*** Dataset extract

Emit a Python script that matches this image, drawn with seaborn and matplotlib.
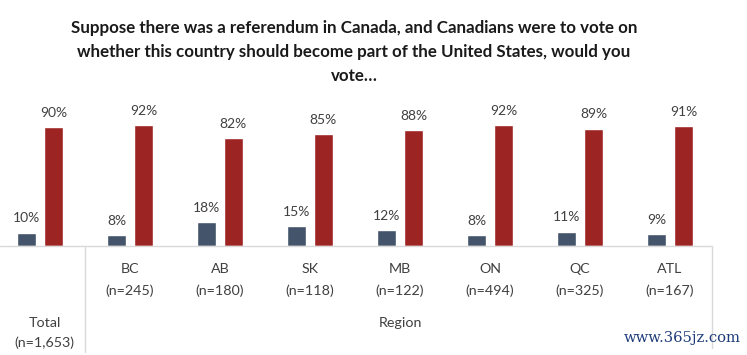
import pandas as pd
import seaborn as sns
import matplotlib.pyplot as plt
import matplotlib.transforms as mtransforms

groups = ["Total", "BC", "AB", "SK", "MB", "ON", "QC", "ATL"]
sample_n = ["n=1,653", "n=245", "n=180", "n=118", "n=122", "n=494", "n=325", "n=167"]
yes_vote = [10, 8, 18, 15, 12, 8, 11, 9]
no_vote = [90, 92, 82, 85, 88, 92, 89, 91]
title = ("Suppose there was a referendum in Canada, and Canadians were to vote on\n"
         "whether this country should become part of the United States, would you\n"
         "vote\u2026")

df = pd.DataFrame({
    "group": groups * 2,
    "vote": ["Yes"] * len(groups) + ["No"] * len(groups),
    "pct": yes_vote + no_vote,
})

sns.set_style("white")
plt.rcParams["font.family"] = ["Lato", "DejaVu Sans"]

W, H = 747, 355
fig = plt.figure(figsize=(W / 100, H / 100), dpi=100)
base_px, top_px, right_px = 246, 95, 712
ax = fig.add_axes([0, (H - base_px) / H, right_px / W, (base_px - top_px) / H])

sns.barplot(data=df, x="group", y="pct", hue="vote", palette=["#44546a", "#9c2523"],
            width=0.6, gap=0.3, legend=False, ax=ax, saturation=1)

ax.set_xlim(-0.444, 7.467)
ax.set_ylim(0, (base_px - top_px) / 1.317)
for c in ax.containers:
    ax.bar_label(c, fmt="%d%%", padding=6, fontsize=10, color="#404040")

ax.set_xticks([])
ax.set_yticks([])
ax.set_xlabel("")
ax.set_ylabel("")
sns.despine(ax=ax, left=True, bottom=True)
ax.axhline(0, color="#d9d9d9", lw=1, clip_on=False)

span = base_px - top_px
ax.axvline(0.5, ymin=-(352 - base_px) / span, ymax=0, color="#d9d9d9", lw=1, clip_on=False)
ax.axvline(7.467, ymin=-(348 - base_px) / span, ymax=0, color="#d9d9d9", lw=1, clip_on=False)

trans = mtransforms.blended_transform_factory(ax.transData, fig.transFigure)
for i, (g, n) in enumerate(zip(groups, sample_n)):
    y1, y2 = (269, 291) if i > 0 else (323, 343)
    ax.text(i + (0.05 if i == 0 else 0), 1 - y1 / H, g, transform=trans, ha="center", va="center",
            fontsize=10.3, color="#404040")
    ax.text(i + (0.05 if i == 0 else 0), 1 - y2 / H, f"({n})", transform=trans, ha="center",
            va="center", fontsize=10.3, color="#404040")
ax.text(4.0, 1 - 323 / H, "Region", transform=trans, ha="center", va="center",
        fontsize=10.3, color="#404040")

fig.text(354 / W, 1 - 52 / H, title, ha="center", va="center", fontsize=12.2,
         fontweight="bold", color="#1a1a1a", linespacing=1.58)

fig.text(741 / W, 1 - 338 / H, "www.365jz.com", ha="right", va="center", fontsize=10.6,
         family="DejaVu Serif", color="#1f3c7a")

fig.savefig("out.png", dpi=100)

******

**Exercise:** Transcribe the opening line of the listing above, please, and every line after it through the line with "import matplotlib.transforms as mtransforms", word for word, without pictures.

**Response to this task:**
Emit a Python script that matches this image, drawn with seaborn and matplotlib.
import pandas as pd
import seaborn as sns
import matplotlib.pyplot as plt
import matplotlib.transforms as mtransforms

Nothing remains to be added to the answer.